The odds were always against stacked Tim Tebow becoming a legitimate Major League Baseball prospect. After a decade away from the diamond, no amount of hard work, prayer and sexual abstinence was likely to turn him into a respectable baseball player.
But in case you were holding out hope that Tebow might add to his mythology by exceeding expectations for his baseball career, ESPN baseball writer Keith Law today published an ESPN Insider article today about Tebow’s baseball future that began, “Tim Tebow is in the Arizona Fall League. He might be better suited to playing in an Arizona high school league. His presence here is a farce, and he looks like an imposter pretending to have talent he does not possess.”
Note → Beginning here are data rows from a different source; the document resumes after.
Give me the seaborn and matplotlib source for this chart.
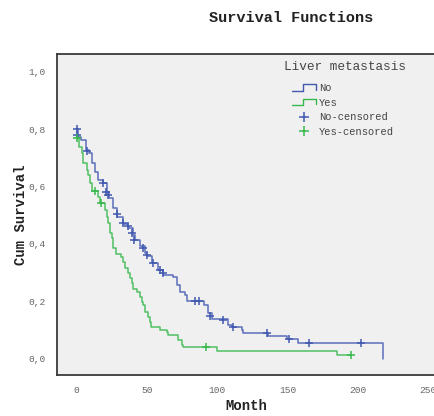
import numpy as np
import pandas as pd
import matplotlib
matplotlib.use("Agg")
import matplotlib.pyplot as plt
import seaborn as sns
from matplotlib.legend_handler import HandlerBase
from matplotlib.lines import Line2D

# ---- data (Kaplan-Meier step values) ----
no_time = [0, 0.7, 3, 6.6, 8.8, 11, 13, 15.2, 18.7, 21.6, 23, 25.9, 28.7, 33, 36.5,
           40, 41.5, 45, 48.6, 50, 53.6, 58, 61.5, 68.6, 71.5, 73.6, 77, 78.6,
           90.7, 93.5, 96, 108, 110.6, 117.8, 118.5, 136, 150, 157.6, 218]
no_surv = [0.80, 0.772, 0.762, 0.727, 0.717, 0.682, 0.650, 0.623, 0.612, 0.581, 0.560,
           0.525, 0.494, 0.470, 0.456, 0.431, 0.414, 0.393, 0.369, 0.358, 0.334, 0.310,
           0.292, 0.285, 0.257, 0.233, 0.223, 0.202, 0.188, 0.160, 0.139, 0.118, 0.111,
           0.101, 0.090, 0.080, 0.070, 0.056, 0.0]

yes_time = [0, 1.5, 3.8, 4.5, 7.3, 8, 9.5, 11, 15.2, 16.8, 20, 21.6, 22.3, 23.7, 25,
            26, 28, 31.5, 33, 34.4, 36.5, 38, 39.4, 40, 43, 45, 46.5, 47.3, 48.6,
            50.8, 52, 53, 59.3, 64.3, 65, 72, 75, 75.7, 100, 185, 195]
yes_surv = [0.77, 0.737, 0.717, 0.682, 0.657, 0.64, 0.612, 0.583, 0.563, 0.543, 0.518,
            0.494, 0.473, 0.438, 0.421, 0.386, 0.365, 0.355, 0.337, 0.317, 0.299, 0.282,
            0.264, 0.243, 0.233, 0.216, 0.198, 0.188, 0.163, 0.146, 0.129, 0.111, 0.101,
            0.094, 0.083, 0.066, 0.049, 0.042, 0.028, 0.014, 0.014]

no_cens_time = [0, 0.5, 7, 18.5, 21, 22, 29, 33, 36.5, 39.5, 41, 47, 50, 54, 59, 61.5,
                84.3, 87, 95, 104, 111, 135.5, 151, 165.5, 202]
no_cens_surv = [0.80, 0.78, 0.724, 0.612, 0.581, 0.571, 0.504, 0.474, 0.463, 0.439,
                0.414, 0.386, 0.362, 0.334, 0.310, 0.300, 0.202, 0.202, 0.150, 0.136,
                0.111, 0.090, 0.070, 0.056, 0.056]
yes_cens_time = [0, 13, 17.3, 92, 195]
yes_cens_surv = [0.77, 0.583, 0.543, 0.042, 0.014]

x_ticks = [0, 50, 100, 150, 200, 250]
y_ticks = [0.0, 0.2, 0.4, 0.6, 0.8, 1.0]
y_tick_labels = ["0,0", "0,2", "0,4", "0,6", "0,8", "1,0"]

blue = "#4058B0"
green = "#36B84C"

sns.set_style("white")
plt.rcParams["font.family"] = ["Liberation Mono", "DejaVu Sans Mono"]

fig = plt.figure(figsize=(4.35, 4.16), dpi=100)
fig.patch.set_facecolor("white")
ax = fig.add_axes([57 / 435, 1 - 375 / 416, 378 / 435, (375 - 54) / 416])
ax.set_facecolor("#F0F0F0")

df_no = pd.DataFrame({"t": no_time, "s": no_surv})
df_yes = pd.DataFrame({"t": yes_time, "s": yes_surv})
sns.lineplot(data=df_no, x="t", y="s", ax=ax, color=blue, lw=1.1,
             drawstyle="steps-post", estimator=None, sort=False, alpha=0.85)
sns.lineplot(data=df_yes, x="t", y="s", ax=ax, color=green, lw=1.1,
             drawstyle="steps-post", estimator=None, sort=False, alpha=0.85)

dc_no = pd.DataFrame({"t": no_cens_time, "s": no_cens_surv})
dc_yes = pd.DataFrame({"t": yes_cens_time, "s": yes_cens_surv})
sns.scatterplot(data=dc_no, x="t", y="s", ax=ax, marker="+", color=blue, s=40,
                linewidth=1.1, zorder=5)
sns.scatterplot(data=dc_yes, x="t", y="s", ax=ax, marker="+", color=green, s=40,
                linewidth=1.1, zorder=5)

ax.set_xlim(-14, 255)
ax.set_ylim(-0.056, 1.061)
ax.set_xticks(x_ticks)
ax.set_yticks(y_ticks)
ax.set_yticklabels(y_tick_labels)
ax.tick_params(axis="both", direction="out", length=5, width=1, color="#333333",
               labelcolor="#666666", labelsize=6.8, pad=3)
for sp in ax.spines.values():
    sp.set_color("#3a3a3a")
    sp.set_linewidth(1.3)

ax.set_xlabel("Month", fontsize=10, fontweight="bold", color="#222222", labelpad=2.5)
ax.set_ylabel("Cum Survival", fontsize=10, fontweight="bold", color="#222222", labelpad=0.5)

fig.text(291 / 435, 1 - 18 / 416, "Survival Functions", ha="center", va="center",
         fontsize=11, fontweight="bold", color="#222222")

# legend title drawn as text, entries below it
fig.text(345 / 435, 1 - 67 / 416, "Liver metastasis", ha="center", va="center",
         fontsize=9.2, color="#444444")


class StepHandler(HandlerBase):
    def create_artists(self, legend, orig_handle, xdescent, ydescent, width, height,
                       fontsize, trans):
        x0 = -xdescent
        xs = [x0, x0 + 0.45 * width, x0 + 0.45 * width, x0 + width, x0 + width]
        ys = [0.05 * height, 0.05 * height, 0.9 * height, 0.9 * height, 0.2 * height]
        ln = Line2D(xs, ys, color=orig_handle.get_color(), lw=1.0, transform=trans)
        return [ln]


h_no = Line2D([], [], color=blue)
h_yes = Line2D([], [], color=green)
h_nc = Line2D([], [], color=blue, marker="+", ls="none", markersize=7, mew=1.1)
h_yc = Line2D([], [], color=green, marker="+", ls="none", markersize=7, mew=1.1)
leg = ax.legend([h_no, h_yes, h_nc, h_yc], ["No", "Yes", "No-censored", "Yes-censored"],
                handler_map={h_no: StepHandler(), h_yes: StepHandler()},
                loc="upper left", bbox_to_anchor=(292 / 435, 1 - 83 / 416),
                bbox_transform=fig.transFigure, frameon=False, fontsize=7.5,
                handlelength=2.3, handletextpad=0.3, labelspacing=0.45,
                borderpad=0, borderaxespad=0)
for t in leg.get_texts():
    t.set_color("#444444")

fig.savefig("out.png", dpi=100, facecolor="white")
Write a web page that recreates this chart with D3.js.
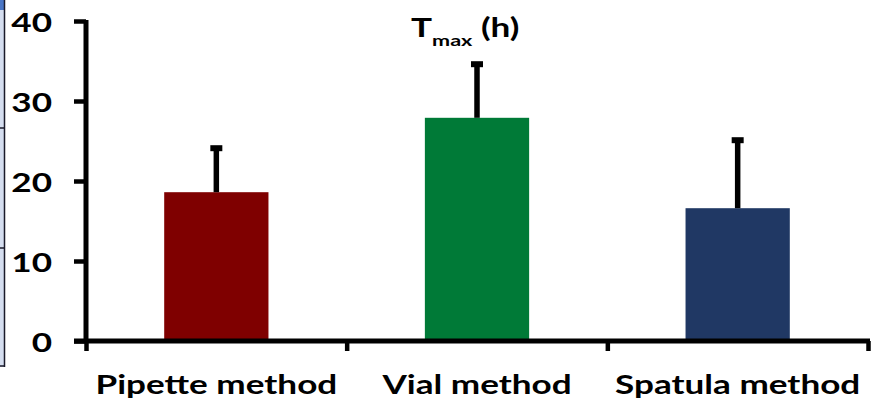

That was just the tip of the iceberg. Other quotes from the scathing article include the following:
“His swing is long, and he wields the bat like someone who hasn’t played the sport in more than a decade, which he hasn’t.”
“In left field, his routes look like those of a wide receiver, although he managed to eventually make his way around to a fly ball in left.”
“The Mets’ decision to sign Tebow for $100,000 … was a craven, mercenary move befitting an independent-league team desperate for the added revenue from ticket sales, not something a major league team with postseason aspirations should be doing.”
“The Mets had to use one of their AFL roster slots to send Tebow here, and he’s playing 3-4 days a week — because this is a part-time job for him — in place of, well, players who can actually play.”
“This is all in service of adding jersey sales, but if MLB and the Mets were being honest about this, the front of Tebow’s jersey would say “Avarice” in Comic Sans.”
Absolutely roasted. This has the tone of an ESPN employee who was so fed up with his company’s infatuation with the former Heisman Trophy winner that he decided to try to nip the Tebow Mets hype in the bud before it got out of control.
The best part about this article is that Tebow remains an ESPN employee. So after his attempt at a baseball career fails like Keith Law seems to think it will, I’d love to see these guys’ surely awkward interactions on ESPN’s Bristol campus.
Then again, if Tebow actually turns out to be at least a passable minor league player in the aftermath of this article, then ESPN will be able to sell his baseball career as a success. Life is all about managing expectations, after all, so maybe that’s the thinking behind allowing an ESPN writer to take a sh*t all over Tebow.